**OBJECTIVE:** Within this material, how many lines have the string "code" in them? The answer is a number, with nothing added.

## Start RECORDS FOR THE TASK

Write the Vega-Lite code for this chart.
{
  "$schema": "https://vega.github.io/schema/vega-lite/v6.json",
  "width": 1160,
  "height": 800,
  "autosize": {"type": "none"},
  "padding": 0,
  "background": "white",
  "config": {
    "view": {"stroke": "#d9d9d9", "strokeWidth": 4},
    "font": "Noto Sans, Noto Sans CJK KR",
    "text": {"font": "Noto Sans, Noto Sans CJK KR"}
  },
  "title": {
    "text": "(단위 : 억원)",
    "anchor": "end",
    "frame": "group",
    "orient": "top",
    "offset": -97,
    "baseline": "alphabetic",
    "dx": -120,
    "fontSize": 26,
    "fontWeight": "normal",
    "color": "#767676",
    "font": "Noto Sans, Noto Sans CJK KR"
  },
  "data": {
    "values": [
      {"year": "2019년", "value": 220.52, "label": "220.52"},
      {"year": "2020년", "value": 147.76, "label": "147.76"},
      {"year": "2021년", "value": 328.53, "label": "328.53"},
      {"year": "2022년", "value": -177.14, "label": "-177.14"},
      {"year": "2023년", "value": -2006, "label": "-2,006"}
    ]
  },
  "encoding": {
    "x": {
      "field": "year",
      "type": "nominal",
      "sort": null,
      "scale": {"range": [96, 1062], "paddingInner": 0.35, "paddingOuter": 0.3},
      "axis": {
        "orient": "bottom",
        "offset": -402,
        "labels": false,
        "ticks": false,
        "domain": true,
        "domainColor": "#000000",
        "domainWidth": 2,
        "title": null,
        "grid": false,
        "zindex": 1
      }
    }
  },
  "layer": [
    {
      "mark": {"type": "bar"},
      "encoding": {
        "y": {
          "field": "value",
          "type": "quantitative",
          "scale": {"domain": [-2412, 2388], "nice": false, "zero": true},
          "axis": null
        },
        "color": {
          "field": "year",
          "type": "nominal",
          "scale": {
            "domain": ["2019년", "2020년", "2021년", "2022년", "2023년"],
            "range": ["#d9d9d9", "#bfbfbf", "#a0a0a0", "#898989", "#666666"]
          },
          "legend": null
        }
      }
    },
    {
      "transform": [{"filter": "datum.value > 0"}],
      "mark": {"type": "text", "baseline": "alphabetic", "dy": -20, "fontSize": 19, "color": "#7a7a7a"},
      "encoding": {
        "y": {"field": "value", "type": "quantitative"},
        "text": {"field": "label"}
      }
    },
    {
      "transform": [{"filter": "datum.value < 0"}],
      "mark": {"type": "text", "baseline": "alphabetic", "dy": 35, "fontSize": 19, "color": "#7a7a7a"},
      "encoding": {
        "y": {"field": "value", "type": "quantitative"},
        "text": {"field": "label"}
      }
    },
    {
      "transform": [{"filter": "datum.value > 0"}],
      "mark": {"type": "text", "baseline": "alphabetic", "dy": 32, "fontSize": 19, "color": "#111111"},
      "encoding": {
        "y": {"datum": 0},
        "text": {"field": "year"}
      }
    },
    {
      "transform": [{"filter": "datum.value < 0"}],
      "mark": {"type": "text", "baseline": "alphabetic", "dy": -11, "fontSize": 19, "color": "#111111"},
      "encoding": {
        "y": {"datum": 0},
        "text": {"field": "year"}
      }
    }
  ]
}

## End RECORDS FOR THE TASK
## Start RECORDS FOR THE TASK

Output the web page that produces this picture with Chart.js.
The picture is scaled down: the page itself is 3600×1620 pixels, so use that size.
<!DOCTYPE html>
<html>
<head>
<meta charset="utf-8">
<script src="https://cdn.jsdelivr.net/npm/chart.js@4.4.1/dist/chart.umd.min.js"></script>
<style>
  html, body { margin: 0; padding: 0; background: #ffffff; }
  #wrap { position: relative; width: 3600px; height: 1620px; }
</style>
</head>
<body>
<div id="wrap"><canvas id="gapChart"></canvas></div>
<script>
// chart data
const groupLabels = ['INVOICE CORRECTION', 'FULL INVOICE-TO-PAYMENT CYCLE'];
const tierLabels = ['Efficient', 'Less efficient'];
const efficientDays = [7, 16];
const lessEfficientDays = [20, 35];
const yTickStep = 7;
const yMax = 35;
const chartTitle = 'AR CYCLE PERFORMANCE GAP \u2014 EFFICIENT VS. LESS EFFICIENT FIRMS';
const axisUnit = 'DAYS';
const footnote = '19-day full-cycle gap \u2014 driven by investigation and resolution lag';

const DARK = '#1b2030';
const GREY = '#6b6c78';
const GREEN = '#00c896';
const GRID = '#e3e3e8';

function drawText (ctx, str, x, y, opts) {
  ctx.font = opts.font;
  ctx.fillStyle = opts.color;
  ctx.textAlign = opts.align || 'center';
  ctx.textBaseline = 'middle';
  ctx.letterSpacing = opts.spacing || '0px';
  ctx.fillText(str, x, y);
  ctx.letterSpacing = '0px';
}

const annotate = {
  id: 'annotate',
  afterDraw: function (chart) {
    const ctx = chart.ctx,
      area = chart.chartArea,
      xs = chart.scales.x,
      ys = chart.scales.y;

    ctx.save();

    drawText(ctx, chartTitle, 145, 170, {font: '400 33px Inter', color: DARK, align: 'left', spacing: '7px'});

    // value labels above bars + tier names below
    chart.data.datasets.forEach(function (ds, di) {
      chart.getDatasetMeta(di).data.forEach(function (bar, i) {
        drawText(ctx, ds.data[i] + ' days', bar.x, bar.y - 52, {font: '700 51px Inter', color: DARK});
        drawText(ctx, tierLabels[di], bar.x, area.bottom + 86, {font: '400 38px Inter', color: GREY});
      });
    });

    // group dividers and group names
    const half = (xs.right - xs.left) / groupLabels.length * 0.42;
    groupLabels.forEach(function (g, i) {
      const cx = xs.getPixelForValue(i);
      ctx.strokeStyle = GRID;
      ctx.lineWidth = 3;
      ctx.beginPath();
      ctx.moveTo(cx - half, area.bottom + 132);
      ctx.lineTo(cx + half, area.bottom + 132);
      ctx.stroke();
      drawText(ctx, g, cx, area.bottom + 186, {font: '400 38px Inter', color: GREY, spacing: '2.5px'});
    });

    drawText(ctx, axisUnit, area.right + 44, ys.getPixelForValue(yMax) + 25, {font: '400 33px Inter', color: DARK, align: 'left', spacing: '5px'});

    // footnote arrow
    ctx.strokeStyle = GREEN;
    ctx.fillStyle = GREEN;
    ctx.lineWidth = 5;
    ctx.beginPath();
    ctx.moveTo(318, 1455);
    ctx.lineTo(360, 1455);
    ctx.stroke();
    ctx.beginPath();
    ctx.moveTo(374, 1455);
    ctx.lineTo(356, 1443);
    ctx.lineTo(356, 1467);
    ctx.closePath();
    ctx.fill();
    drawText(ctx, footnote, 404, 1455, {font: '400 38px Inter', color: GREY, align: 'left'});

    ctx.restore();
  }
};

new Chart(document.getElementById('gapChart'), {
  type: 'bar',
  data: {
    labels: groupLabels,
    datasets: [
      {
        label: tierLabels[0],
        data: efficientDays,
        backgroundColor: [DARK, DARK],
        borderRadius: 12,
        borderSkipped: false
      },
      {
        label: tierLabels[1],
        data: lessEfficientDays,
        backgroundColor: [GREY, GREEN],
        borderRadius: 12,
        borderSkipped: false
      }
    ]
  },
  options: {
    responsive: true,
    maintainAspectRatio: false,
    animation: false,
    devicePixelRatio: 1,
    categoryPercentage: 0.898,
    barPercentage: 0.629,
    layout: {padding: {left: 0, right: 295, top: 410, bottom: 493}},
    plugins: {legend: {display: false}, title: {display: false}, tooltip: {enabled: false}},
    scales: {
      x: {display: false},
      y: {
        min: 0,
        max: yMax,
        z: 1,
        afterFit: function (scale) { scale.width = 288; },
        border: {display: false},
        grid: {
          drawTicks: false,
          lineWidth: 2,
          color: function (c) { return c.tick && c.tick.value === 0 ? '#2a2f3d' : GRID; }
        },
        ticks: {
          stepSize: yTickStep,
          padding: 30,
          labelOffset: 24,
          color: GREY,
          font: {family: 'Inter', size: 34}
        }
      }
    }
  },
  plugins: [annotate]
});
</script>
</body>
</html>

## End RECORDS FOR THE TASK
## Start RECORDS FOR THE TASK

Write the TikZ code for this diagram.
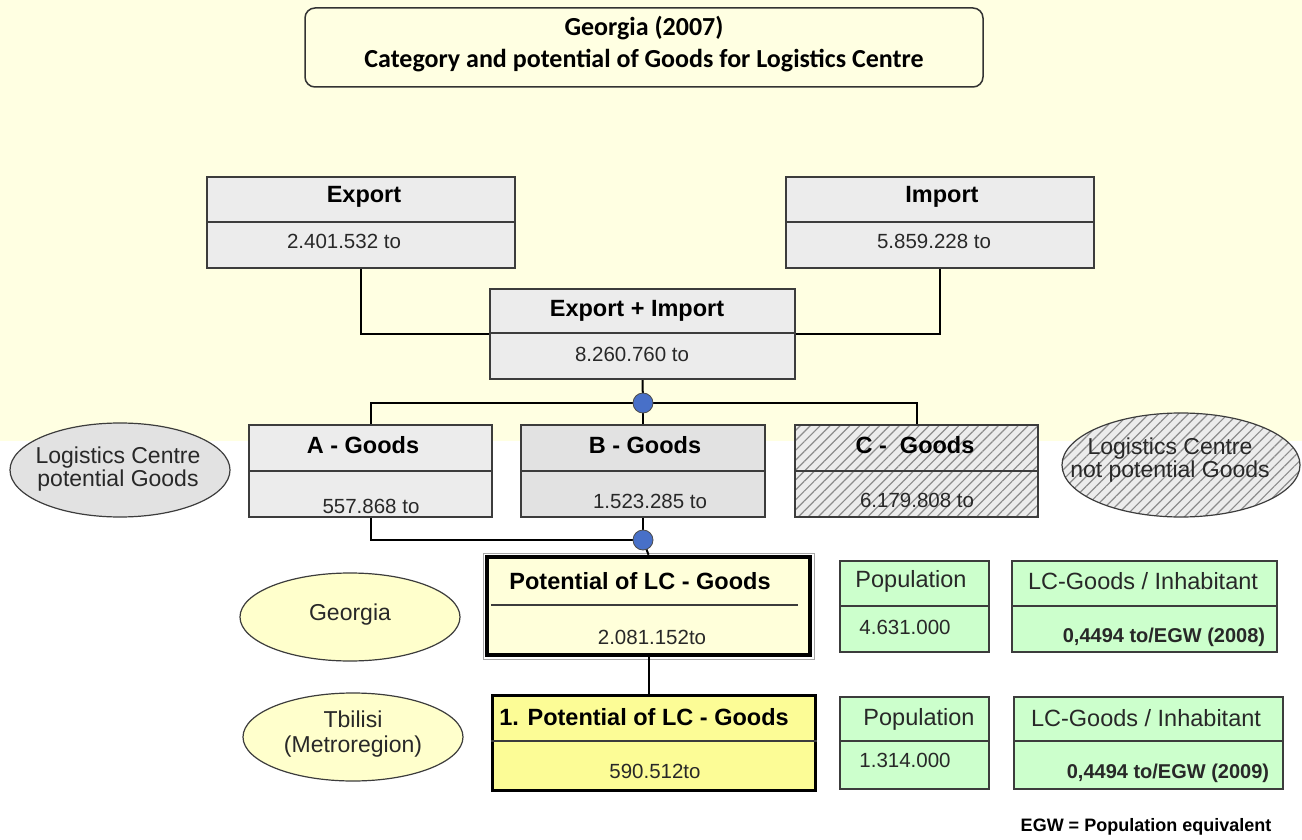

## End RECORDS FOR THE TASK

**EXERCISE SOLUTION:** 2